### Given material
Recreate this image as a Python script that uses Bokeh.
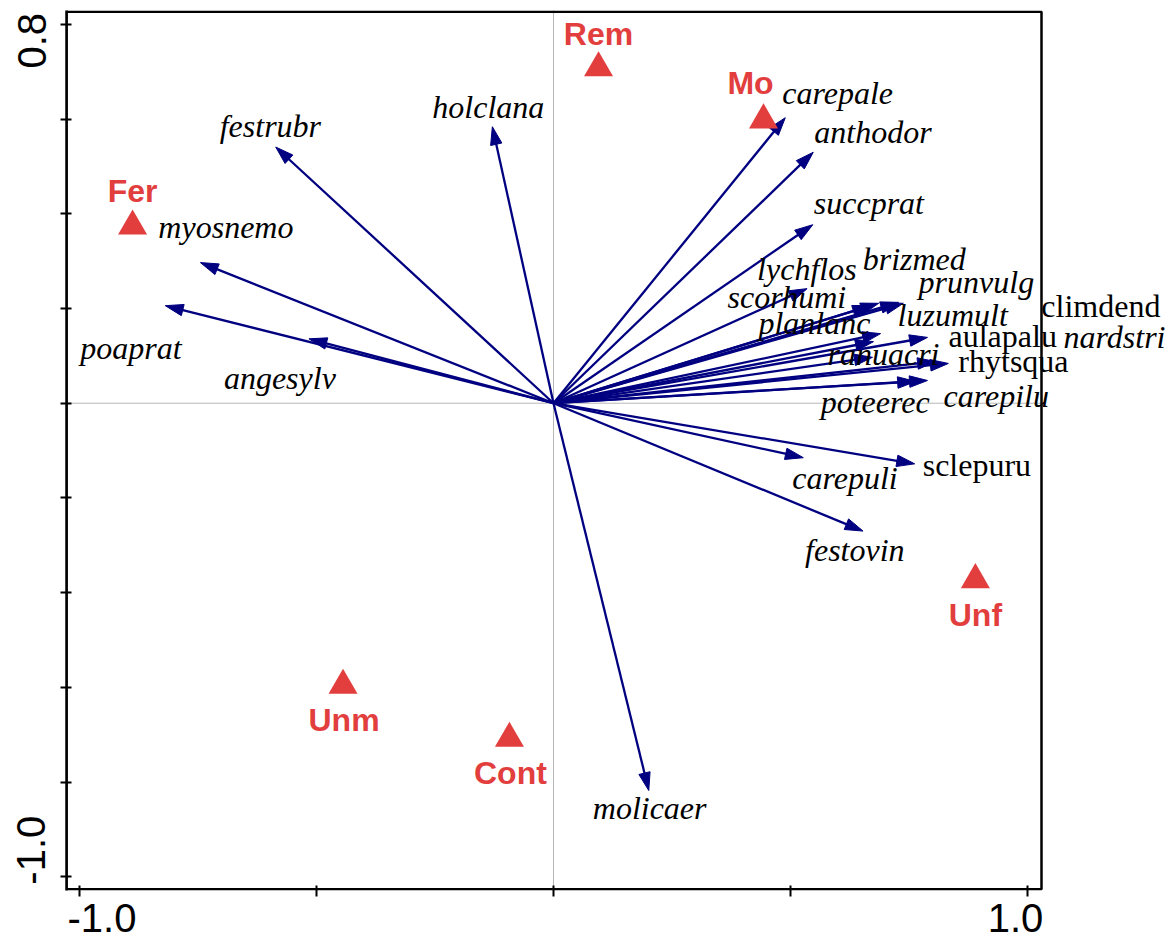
import math
from bokeh.plotting import figure
from bokeh.core.properties import value
from bokeh.models import (Range1d, FixedTicker, ColumnDataSource, LabelSet, Span,
                          LinearAxis, BoxAnnotation)
from bokeh.embed import file_html
from bokeh.resources import INLINE

# ---------------- data ----------------
species = ["festrubr", "myosnemo", "poaprat", "angesylv", "holclana", "carepale",
           "anthodor", "succprat", "lychflos", "brizmed", "prunvulg", "scorhumi",
           "climdend", "planlanc", "luzumult", "aulapalu", "nardstri", "ranuacri",
           "rhytsqua", "poteerec", "carepilu", "carepuli", "sclepuru", "festovin",
           "molicaer"]
species_ax1 = [-0.586, -0.745, -0.819, -0.516, -0.129, 0.489,
               0.548, 0.547, 0.535, 0.686, 0.728, 0.669,
               0.738, 0.675, 0.690, 0.789, 0.806, 0.673,
               0.833, 0.764, 0.789, 0.527, 0.762, 0.653,
               0.201]
species_ax2 = [0.541, 0.297, 0.206, 0.136, 0.584, 0.603,
               0.530, 0.377, 0.242, 0.211, 0.213, 0.206,
               0.211, 0.130, 0.147, 0.139, 0.088, 0.097,
               0.084, 0.046, 0.048, -0.115, -0.128, -0.270,
               -0.818]
mosses = ["climdend", "aulapalu", "rhytsqua", "sclepuru"]

groups = ["Rem", "Mo", "Fer", "Unf", "Unm", "Cont"]
group_ax1 = [0.095, 0.443, -0.888, 0.890, -0.444, -0.093]
group_ax2 = [0.708, 0.598, 0.374, -0.373, -0.596, -0.708]

x_ticks = [-1.0, -0.5, 0.0, 0.5, 1.0]
y_ticks = [-1.0, -0.8, -0.6, -0.4, -0.2, 0.0, 0.2, 0.4, 0.6, 0.8]
x_tick_labels = {-1.0: "-1.0", 1.0: "1.0"}
y_tick_labels = {0.8: "0.8", -1.0: "-1.0"}

# ---------------- layout / style ----------------
BOX_X = (-1.0274, 1.0295)     # visible plotting box
BOX_Y = (-1.0291, 0.8294)
BOX_W, BOX_H = 975, 880       # pixels of the box
B_LEFT, B_TOP, B_BOTTOM = 66, 10, 52
RIGHT_EXTRA = 128             # room right of the box for labels
NAVY = "#000080"
RED = "#E23E3E"
HEAD_L, HEAD_W = 18.0, 11.5
BORDER_W = 2.5

kx = BOX_W / (BOX_X[1] - BOX_X[0])
ky = BOX_H / (BOX_Y[1] - BOX_Y[0])
x_range_max = BOX_X[1] + RIGHT_EXTRA / kx

# label offsets in screen pixels (dx right, dy down) relative to arrow tips
species_label_dx = [-56, -42, -85, -85, -60, -3,
                    1, 1, -50, -16, 20, -143,
                    138, -115, 17, 21, 128, -45,
                    10, -95, 16, -11, 8, -58,
                    -56]
species_label_dy = [-10, -25, 53, 50, -9, -14,
                    -9, -11, -9, -33, -9, 2,
                    14, -8, -8, 10, -14, 8,
                    9, 32, 27, 31, 12, 30,
                    28]
group_label_dx = [0, -13, 0, 0, 1, 1]
group_label_dy = [-23, -26, -24, 46, 46, 46]
# tick labels sit slightly inside their ticks, as in the original
x_label_shift_px = {-1.0: 22.5, 1.0: -12}     # to the right (label centre)
y_label_shift_px = {0.8: 11.5, -1.0: 61}      # upwards (end of rotated label)

p = figure(width=B_LEFT + BOX_W + RIGHT_EXTRA, height=B_TOP + BOX_H + B_BOTTOM,
           x_range=Range1d(BOX_X[0], x_range_max), y_range=Range1d(*BOX_Y),
           output_backend="svg", toolbar_location=None,
           min_border_left=B_LEFT, min_border_right=0,
           min_border_top=B_TOP, min_border_bottom=B_BOTTOM,
           background_fill_color="white", border_fill_color="white")
p.grid.visible = False
p.outline_line_color = None

# inner axes: tick marks only
for ax, ticks in ((p.xaxis[0], x_ticks), (p.yaxis[0], y_ticks)):
    ax.ticker = FixedTicker(ticks=ticks, minor_ticks=[])
    ax.axis_line_width = BORDER_W
    ax.axis_line_color = "black"
    ax.major_tick_line_width = 2
    ax.major_tick_line_color = "black"
    ax.major_tick_out = 6
    ax.major_tick_in = 5
    ax.minor_tick_line_color = None
    ax.major_label_text_color = None
    ax.major_label_text_font_size = "1px"
    ax.major_label_standoff = 0
p.xaxis[0].axis_line_color = None   # bottom edge drawn by the box

# outer axes: tick labels only
xl_pos = {v: v + x_label_shift_px[v] / kx for v in x_tick_labels}
yl_pos = {v: v + y_label_shift_px[v] / ky for v in y_tick_labels}
xlab = LinearAxis(ticker=FixedTicker(ticks=list(xl_pos.values()), minor_ticks=[]),
                  major_label_overrides={xl_pos[v]: t for v, t in x_tick_labels.items()})
ylab = LinearAxis(ticker=FixedTicker(ticks=list(yl_pos.values()), minor_ticks=[]),
                  major_label_overrides={yl_pos[v]: t for v, t in y_tick_labels.items()},
                  major_label_orientation=math.pi / 2)
for ax, standoff in ((xlab, 1), (ylab, 23)):
    ax.axis_line_color = None
    ax.major_tick_line_color = None
    ax.minor_tick_line_color = None
    ax.major_label_text_font = "Liberation Sans"
    ax.major_label_text_font_size = "40px"
    ax.major_label_text_color = "black"
    ax.major_label_standoff = standoff
p.add_layout(xlab, "below")
p.add_layout(ylab, "left")

# plotting box
ex, ey = BORDER_W / 2 / kx, BORDER_W / 2 / ky
p.add_layout(BoxAnnotation(left=BOX_X[0], right=BOX_X[1], bottom=BOX_Y[0] + ey, top=BOX_Y[1] - ey,
                           fill_color=None, fill_alpha=0, line_color="black", line_alpha=1.0,
                           line_width=BORDER_W, level="overlay"))

# dotted zero lines
p.add_layout(Span(location=0, dimension="height", line_color="#6f6f6f",
                  line_width=1, line_dash="1 1", level="underlay"))
p.segment(x0=[BOX_X[0]], y0=[0], x1=[BOX_X[1]], y1=[0], line_color="#6f6f6f",
          line_width=1, line_dash="1 1")

# arrows: shafts and heads computed through the axis scales
x0s, y0s, xbs, ybs, head_xs, head_ys = [], [], [], [], [], []
for x, y in zip(species_ax1, species_ax2):
    px, py = x * kx, y * ky
    ln = math.hypot(px, py)
    ux, uy = px / ln, py / ln
    bx, by = px - HEAD_L * ux, py - HEAD_L * uy
    nx, ny = -uy, ux
    c1 = (bx + HEAD_W / 2 * nx, by + HEAD_W / 2 * ny)
    c2 = (bx - HEAD_W / 2 * nx, by - HEAD_W / 2 * ny)
    x0s.append(0.0); y0s.append(0.0)
    xbs.append((bx + 3 * ux) / kx); ybs.append((by + 3 * uy) / ky)
    head_xs.append([px / kx, c1[0] / kx, c2[0] / kx])
    head_ys.append([py / ky, c1[1] / ky, c2[1] / ky])

p.segment(x0=x0s, y0=y0s, x1=xbs, y1=ybs, line_color=NAVY, line_width=2.3)
p.patches(xs=head_xs, ys=head_ys, fill_color=NAVY, line_color=NAVY, line_width=1)

# group centroids
p.scatter(x=group_ax1, y=group_ax2, marker="triangle", size=29,
          fill_color=RED, line_color=None)

# species labels
for style, is_moss in (("italic", False), ("normal", True)):
    idx = [i for i, s in enumerate(species) if (s in mosses) == is_moss]
    src = ColumnDataSource(dict(
        x=[species_ax1[i] for i in idx], y=[species_ax2[i] for i in idx],
        t=[species[i] for i in idx],
        dx=[species_label_dx[i] for i in idx],
        dy=[-species_label_dy[i] for i in idx]))
    p.add_layout(LabelSet(x="x", y="y", text="t", source=src, x_offset="dx", y_offset="dy",
                          text_font=value("Liberation Serif"), text_font_style=style,
                          text_font_size="32px", text_color="black",
                          text_align="left", text_baseline="alphabetic"))

gsrc = ColumnDataSource(dict(x=group_ax1, y=group_ax2, t=groups,
                             dx=group_label_dx, dy=[-d for d in group_label_dy]))
p.add_layout(LabelSet(x="x", y="y", text="t", source=gsrc, x_offset="dx", y_offset="dy",
                      text_font=value("Liberation Sans"), text_font_style="bold",
                      text_font_size="32px", text_color=RED,
                      text_align="center", text_baseline="alphabetic"))

open("out.html", "w").write(file_html(p, INLINE))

### Brief
Leave out the pictures and repeat exactly the lines from the start of the material through the line that contains "x_range_max = BOX_X[1] + RIGHT_EXTRA / kx", both included.

### Solution for this problem
Recreate this image as a Python script that uses Bokeh.
import math
from bokeh.plotting import figure
from bokeh.core.properties import value
from bokeh.models import (Range1d, FixedTicker, ColumnDataSource, LabelSet, Span,
                          LinearAxis, BoxAnnotation)
from bokeh.embed import file_html
from bokeh.resources import INLINE

# ---------------- data ----------------
species = ["festrubr", "myosnemo", "poaprat", "angesylv", "holclana", "carepale",
           "anthodor", "succprat", "lychflos", "brizmed", "prunvulg", "scorhumi",
           "climdend", "planlanc", "luzumult", "aulapalu", "nardstri", "ranuacri",
           "rhytsqua", "poteerec", "carepilu", "carepuli", "sclepuru", "festovin",
           "molicaer"]
species_ax1 = [-0.586, -0.745, -0.819, -0.516, -0.129, 0.489,
               0.548, 0.547, 0.535, 0.686, 0.728, 0.669,
               0.738, 0.675, 0.690, 0.789, 0.806, 0.673,
               0.833, 0.764, 0.789, 0.527, 0.762, 0.653,
               0.201]
species_ax2 = [0.541, 0.297, 0.206, 0.136, 0.584, 0.603,
               0.530, 0.377, 0.242, 0.211, 0.213, 0.206,
               0.211, 0.130, 0.147, 0.139, 0.088, 0.097,
               0.084, 0.046, 0.048, -0.115, -0.128, -0.270,
               -0.818]
mosses = ["climdend", "aulapalu", "rhytsqua", "sclepuru"]

groups = ["Rem", "Mo", "Fer", "Unf", "Unm", "Cont"]
group_ax1 = [0.095, 0.443, -0.888, 0.890, -0.444, -0.093]
group_ax2 = [0.708, 0.598, 0.374, -0.373, -0.596, -0.708]

x_ticks = [-1.0, -0.5, 0.0, 0.5, 1.0]
y_ticks = [-1.0, -0.8, -0.6, -0.4, -0.2, 0.0, 0.2, 0.4, 0.6, 0.8]
x_tick_labels = {-1.0: "-1.0", 1.0: "1.0"}
y_tick_labels = {0.8: "0.8", -1.0: "-1.0"}

# ---------------- layout / style ----------------
BOX_X = (-1.0274, 1.0295)     # visible plotting box
BOX_Y = (-1.0291, 0.8294)
BOX_W, BOX_H = 975, 880       # pixels of the box
B_LEFT, B_TOP, B_BOTTOM = 66, 10, 52
RIGHT_EXTRA = 128             # room right of the box for labels
NAVY = "#000080"
RED = "#E23E3E"
HEAD_L, HEAD_W = 18.0, 11.5
BORDER_W = 2.5

kx = BOX_W / (BOX_X[1] - BOX_X[0])
ky = BOX_H / (BOX_Y[1] - BOX_Y[0])
x_range_max = BOX_X[1] + RIGHT_EXTRA / kx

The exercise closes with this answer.